**AVAILABLE RECORDS**.
#####

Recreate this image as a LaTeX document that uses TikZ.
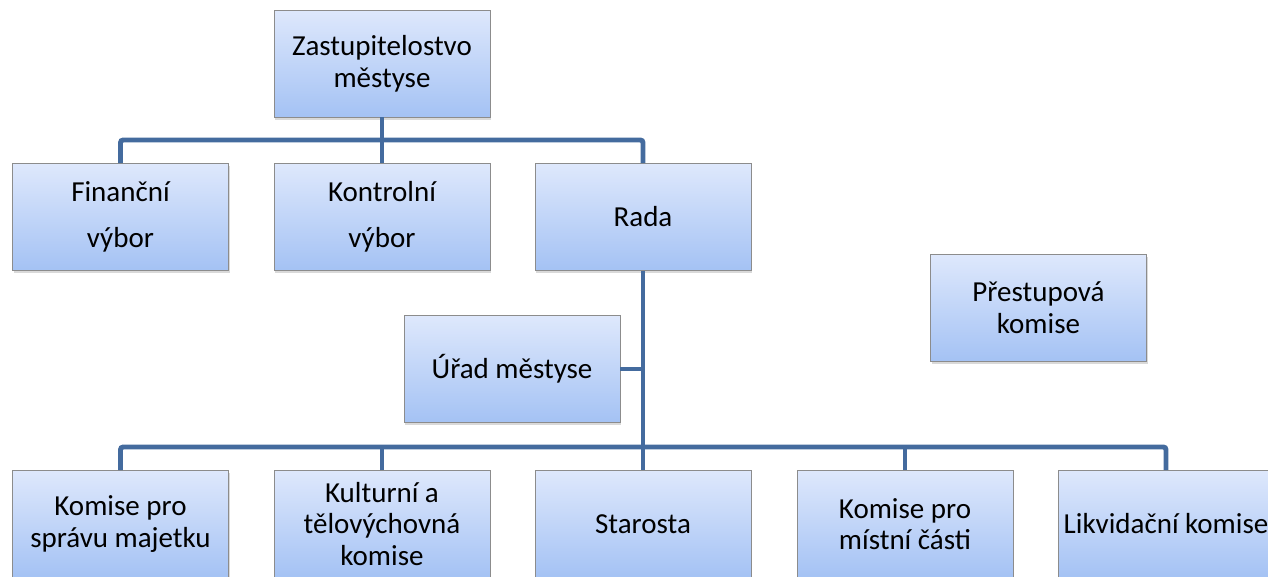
\documentclass[tikz,border=0pt]{standalone}
\usepackage{fontspec}
\setmainfont{Carlito}
\usetikzlibrary{shadows}
\definecolor{boxtop}{RGB}{222,232,252}
\definecolor{boxbot}{RGB}{164,194,244}
\definecolor{boxline}{RGB}{140,140,140}
\definecolor{linkblue}{RGB}{68,107,158}
\begin{document}
\begin{tikzpicture}[x=0.02cm, y=-0.02cm,
  orgbox/.style={draw=boxline, line width=0.5pt, top color=boxtop, bottom color=boxbot,
    minimum width=4.32cm, minimum height=2.14cm, inner sep=2pt, align=center,
    font=\fontsize{16.5}{18}\selectfont,
    drop shadow={opacity=0.3, shadow xshift=0.8pt, shadow yshift=-1.6pt}},
  conn/.style={draw=linkblue, line width=2.8pt, rounded corners=1.5pt}
]
\useasboundingbox (0,0) rectangle (1268,576);
\coordinate (bus1) at (382,140);
\coordinate (bus2) at (643,447);
% boxes
\node[orgbox] (zast) at (382,63.5) {Zastupitelostvo\\městyse};
\node[orgbox] (fin) at (120.5,217) {Finanční\\[8pt]výbor};
\node[orgbox] (kontr) at (382,217) {Kontrolní\\[8pt]výbor};
\node[orgbox] (rada) at (643,217) {Rada};
\node[orgbox] (prest) at (1038.5,308) {Přestupová\\komise};
\node[orgbox] (urad) at (512,369) {Úřad městyse};
\node[orgbox] (majet) at (120.5,524) {Komise pro\\správu majetku};
\node[orgbox] (kult) at (382,524) {Kulturní a\\tělovýchovná\\komise};
\node[orgbox] (star) at (643,524) {Starosta};
\node[orgbox] (mist) at (905,524) {Komise pro\\místní části};
\node[orgbox] (likv) at (1166,524) {Likvidační komise};
% connectors
\draw[conn] (zast.south) -- (kontr.north);
\draw[conn] (fin.north) |- (rada.north |- bus1) -- (rada.north);
\draw[conn] (rada.south) -- (star.north);
\draw[conn] (majet.north) |- (likv.north |- bus2) -- (likv.north);
\draw[conn] (kult.north) -- (kult.north |- bus2);
\draw[conn] (mist.north) -- (mist.north |- bus2);
\draw[conn] (urad.east) -- (urad.east -| rada.south);
\end{tikzpicture}
\end{document}
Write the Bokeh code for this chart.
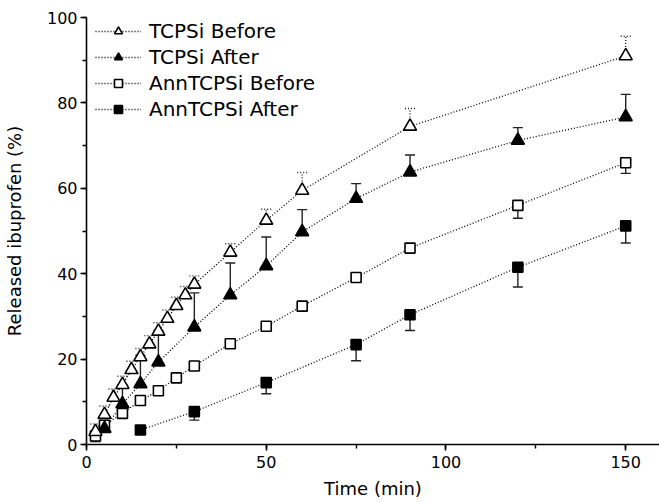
from bokeh.plotting import figure
from bokeh.models import (ColumnDataSource, Whisker, TeeHead, Range1d,
                          SingleIntervalTicker, Legend, LegendItem)
from bokeh.embed import file_html
from bokeh.resources import INLINE

# ---- data ----
t_tcpsi_before = [2.5, 5, 7.5, 10, 12.5, 15, 17.5, 20, 22.5, 25, 27.5, 30, 40, 50, 60, 90, 150]
tcpsi_before = [3, 7, 11, 14, 17.5, 20.5, 23.5, 26.5, 29.5, 32.5, 35, 37.5, 45, 52.5, 59.5, 74.5, 91]
tcpsi_before_err = [1.8, 2, 2, 2, 2, 2, 2, 2, 2, 2, 2, 2, 2, 2.6, 4.2, 4.2, 4.6]

t_tcpsi_after = [5, 10, 15, 20, 30, 40, 50, 60, 75, 90, 120, 150]
tcpsi_after = [3.7, 9.5, 14.2, 19.3, 27.5, 35, 41.8, 49.8, 57.6, 63.8, 71.2, 76.7]
tcpsi_after_err = [1, 4.5, 6.7, 7.4, 8, 7.5, 6.8, 5.2, 3.5, 4, 3, 5.3]

t_ann_before = [2.5, 5, 10, 15, 20, 25, 30, 40, 50, 60, 75, 90, 120, 150]
ann_before = [2, 4.5, 7.3, 10.3, 12.6, 15.6, 18.4, 23.6, 27.7, 32.4, 39.1, 46, 56, 66]
ann_before_err = [1.3, 0.8, 0.8, 0.8, 0.8, 0.8, 0.8, 0.8, 0.8, 0.8, 1, 1, 3, 2.5]

t_ann_after = [15, 30, 50, 75, 90, 120, 150]
ann_after = [3.4, 7.7, 14.5, 23.4, 30.4, 41.5, 51.2]
ann_after_err = [0.5, 2, 2.6, 3.8, 3.7, 4.6, 4]

labels = ["TCPSi Before", "TCPSi After", "AnnTCPSi Before", "AnnTCPSi After"]
x_label = "Time (min)"
y_label = "Released ibuprofen (%)"

FONT = "DejaVu Sans"

p = figure(width=659, height=502, output_backend="svg", toolbar_location=None,
           x_range=Range1d(0, 159.4), y_range=Range1d(0, 100),
           min_border_left=83, min_border_right=0, min_border_top=17,
           min_border_bottom=58)
p.outline_line_color = None
p.xgrid.visible = False
p.ygrid.visible = False
p.background_fill_color = "white"
p.border_fill_color = "white"

p.xaxis.ticker = SingleIntervalTicker(interval=50, num_minor_ticks=2)
p.yaxis.ticker = SingleIntervalTicker(interval=20, num_minor_ticks=2)
for ax in (p.xaxis[0], p.yaxis[0]):
    ax.axis_line_width = 1.6
    ax.axis_line_color = "black"
    ax.major_tick_line_width = 1.6
    ax.minor_tick_line_width = 1.4
    ax.major_tick_line_color = "black"
    ax.minor_tick_line_color = "black"
    ax.major_tick_in = 0
    ax.major_tick_out = 6
    ax.minor_tick_in = 0
    ax.minor_tick_out = 4
    ax.major_label_text_font = FONT
    ax.major_label_text_font_size = "16px"
    ax.major_label_text_color = "black"
    ax.axis_label_text_font = FONT
    ax.axis_label_text_font_size = "18px"
    ax.axis_label_text_font_style = "normal"
    ax.axis_label_text_color = "black"
p.xaxis.axis_label = x_label
p.yaxis.axis_label = y_label
p.xaxis.major_label_standoff = 5
p.xaxis.axis_label_standoff = 7
p.yaxis.major_label_standoff = 3
p.yaxis.axis_label_standoff = 19

DASH = "1 2"
ERR_COLOR = "#222222"


def add_err(t, y, e, up=True, dotted=False):
    if up:
        upper = [a + b for a, b in zip(y, e)]
        lower = list(y)
    else:
        upper = list(y)
        lower = [a - b for a, b in zip(y, e)]
    src = ColumnDataSource(dict(x=t, upper=upper, lower=lower))
    dash = DASH if dotted else "solid"
    head = TeeHead(size=10, line_color=ERR_COLOR, line_width=1.4, line_dash=dash)
    w = Whisker(base="x", upper="upper", lower="lower", source=src,
                dimension="height", line_color=ERR_COLOR, line_width=1.4,
                line_dash=dash, level="underlay")
    if up:
        w.upper_head = head
        w.lower_head = None
    else:
        w.lower_head = head
        w.upper_head = None
    p.add_layout(w)


add_err(t_ann_after, ann_after, ann_after_err, up=False)
add_err(t_ann_before, ann_before, ann_before_err, up=False)
add_err(t_tcpsi_after, tcpsi_after, tcpsi_after_err, up=True)
add_err(t_tcpsi_before, tcpsi_before, tcpsi_before_err, up=True, dotted=True)

series = [
    (t_tcpsi_before, tcpsi_before, "triangle", "white", 13),
    (t_tcpsi_after, tcpsi_after, "triangle", "black", 13),
    (t_ann_before, ann_before, "square", "white", 10),
    (t_ann_after, ann_after, "square", "black", 10),
]

items = []
line_rs = []
for (t, y, m, fill, size), lab in zip(series, labels):
    src = ColumnDataSource(dict(x=t, y=y))
    lr = p.line("x", "y", source=src, line_color="black", line_width=1.3,
                line_dash=DASH)
    line_rs.append((lr, src, m, fill, size, lab))

for lr, src, m, fill, size, lab in reversed(line_rs):
    sr = p.scatter("x", "y", source=src, marker=m, size=size,
                   fill_color=fill, line_color="black", line_width=1.6)
    items.insert(0, LegendItem(label=lab, renderers=[lr, sr]))

legend = Legend(items=items, location=(9, 323))
legend.background_fill_alpha = 0
legend.border_line_color = None
legend.padding = 0
legend.margin = 0
legend.spacing = 2
legend.glyph_width = 46
legend.glyph_height = 20
legend.label_height = 20
legend.label_standoff = 8
legend.label_text_font = FONT
legend.label_text_font_size = "20px"
legend.label_text_color = "black"
p.add_layout(legend)

open("out.html", "w").write(file_html(p, INLINE))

#####

**TO BE DONE**. Transcribe, exactly as written, the lines starting at the one with "Write the Bokeh code for this chart." and ending at the one with "from bokeh.resources import INLINE", and nothing more. Pictures are not part of the copy.

**COMPLETED TASK**.
Write the Bokeh code for this chart.
from bokeh.plotting import figure
from bokeh.models import (ColumnDataSource, Whisker, TeeHead, Range1d,
                          SingleIntervalTicker, Legend, LegendItem)
from bokeh.embed import file_html
from bokeh.resources import INLINE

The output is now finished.